The request:
Reproduce, character for character, the lines below from the first through the one with "import seaborn as sns". Leave pictures out.

Dataset extract:
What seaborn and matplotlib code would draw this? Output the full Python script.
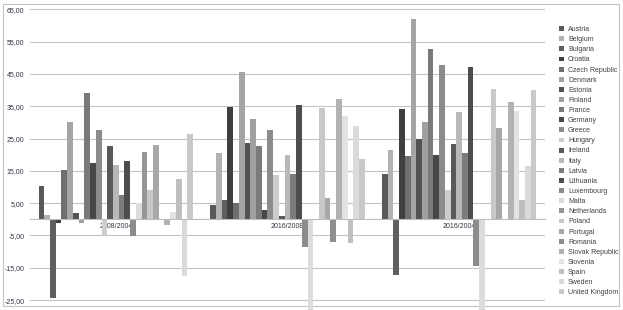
import numpy as np
import pandas as pd
import matplotlib
matplotlib.use("Agg")
import matplotlib.pyplot as plt
from matplotlib.patches import Rectangle, Patch
import seaborn as sns

periods = ["2008/2004", "2016/2008", "2016/2004"]
countries = ["Austria", "Belgium", "Bulgaria", "Croatia", "Czech Republic", "Denmark",
             "Estonia", "Finland", "France", "Germany", "Greece", "Hungary", "Ireland",
             "Italy", "Latvia", "Lithuania", "Luxembourg", "Malta", "Netherlands",
             "Poland", "Portugal", "Romania", "Slovak Republic", "Slovenia", "Spain",
             "Sweden", "United Kingdom"]
vals_2008_2004 = [10.2, 1.4, -24.5, -1.2, 15.4, 30.1, 1.9, -1.1, 39.0, 17.3, 27.8, -4.9, 22.6,
                  16.9, 7.6, 18.1, -5.1, 4.9, 20.8, 9.0, 22.9, 0.0, -1.8, 2.2, 12.4, -17.5, 26.3]
vals_2016_2008 = [4.3, 20.6, 5.9, 34.9, 5.1, 45.7, 23.5, 30.9, 22.7, 3.0, 27.5, 13.6, 1.1,
                  19.8, 14.1, 35.3, -8.7, -28.0, 0.0, 34.5, 6.6, -7.0, 37.2, 32.0, -7.3, 29.0, 18.6]
vals_2016_2004 = [14.1, 21.5, -17.3, 34.0, 19.7, 61.9, 24.9, 30.1, 52.7, 19.9, 47.7, 9.2, 23.4,
                  33.3, 20.6, 47.0, -14.5, -28.0, 0.0, 40.3, 28.2, 0.0, 36.2, 33.5, 6.0, 16.5, 40.0]
colors = ["#595959", "#b2b2b2", "#5f5f5f", "#3f3f3f", "#6f6f6f", "#a5a5a5", "#525252",
          "#a0a0a0", "#7a7a7a", "#474747", "#8c8c8c", "#cdcdcd", "#595959", "#b8b8b8",
          "#7c7c7c", "#4d4d4d", "#8c8c8c", "#dcdcdc", "#969696", "#c8c8c8", "#a8a8a8",
          "#8e8e8e", "#b2b2b2", "#e3e3e3", "#bfbfbf", "#dadada", "#c9c9c9"]
yticks = [-25, -15, -5, 5, 15, 25, 35, 45, 55, 65]
ytick_labels = ["-25,00", "-15,00", "-5,00", "5,00", "15,00", "25,00", "35,00", "45,00", "55,00", "65,00"]

rows = []
for p, vals in zip(periods, [vals_2008_2004, vals_2016_2008, vals_2016_2004]):
    for c, v in zip(countries, vals):
        rows.append({"period": p, "country": c, "value": v})
df = pd.DataFrame(rows)

sns.set_theme(style="white")
plt.rcParams["font.family"] = ["Liberation Sans", "DejaVu Sans"]

W, H = 623, 310
fig = plt.figure(figsize=(W / 100, H / 100), dpi=100)
fig.patch.set_facecolor("white")

top_px, bot_px = 3.7, 310.0
ax = fig.add_axes([30 / W, 1 - bot_px / H, 515 / W, (bot_px - top_px) / H])
ax.set_facecolor("none")

sns.barplot(data=df, x="period", y="value", hue="country", order=periods,
            hue_order=countries, palette=colors, width=0.9, errorbar=None,
            linewidth=0, ax=ax, legend=True)

zero_px = 219.3
scale = 3.23
ax.set_ylim((zero_px - bot_px) / scale, (zero_px - top_px) / scale)
ax.set_xlim(-0.5, 2.5)
ax.set_yticks(yticks)
ax.set_yticklabels(ytick_labels)
ax.yaxis.grid(True, color="#c3c3c3", linewidth=0.8)
ax.set_axisbelow(True)
for s in ["top", "right", "left"]:
    ax.spines[s].set_visible(False)
ax.spines["bottom"].set_position(("data", 0))
ax.spines["bottom"].set_color("#bdbdbd")
ax.spines["bottom"].set_linewidth(0.8)
ax.tick_params(axis="y", length=0, pad=4, labelsize=5, labelcolor="#2f3540")
ax.tick_params(axis="x", length=0, pad=3, labelsize=5, labelcolor="#2f3540")
ax.set_xlabel("")
ax.set_ylabel("")

handles, labels = ax.get_legend_handles_labels()
ax.get_legend().remove()
leg = fig.legend(handles, labels, loc="upper left",
                 bbox_to_anchor=(559 / W, 1 - 26 / H), frameon=False,
                 fontsize=5, labelspacing=0.45, handlelength=0.7, handleheight=0.7,
                 handletextpad=0.6, borderaxespad=0, borderpad=0)
for t in leg.get_texts():
    t.set_color("#404040")

fig.add_artist(Rectangle((3.3 / W, 1 - 306 / H), (619 - 3.3) / W, (306 - 3.7) / H,
                         transform=fig.transFigure, fill=False, edgecolor="#c3c3c3",
                         linewidth=0.8, zorder=-1))

fig.savefig("out.png", dpi=100)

Exercise output:
What seaborn and matplotlib code would draw this? Output the full Python script.
import numpy as np
import pandas as pd
import matplotlib
matplotlib.use("Agg")
import matplotlib.pyplot as plt
from matplotlib.patches import Rectangle, Patch
import seaborn as sns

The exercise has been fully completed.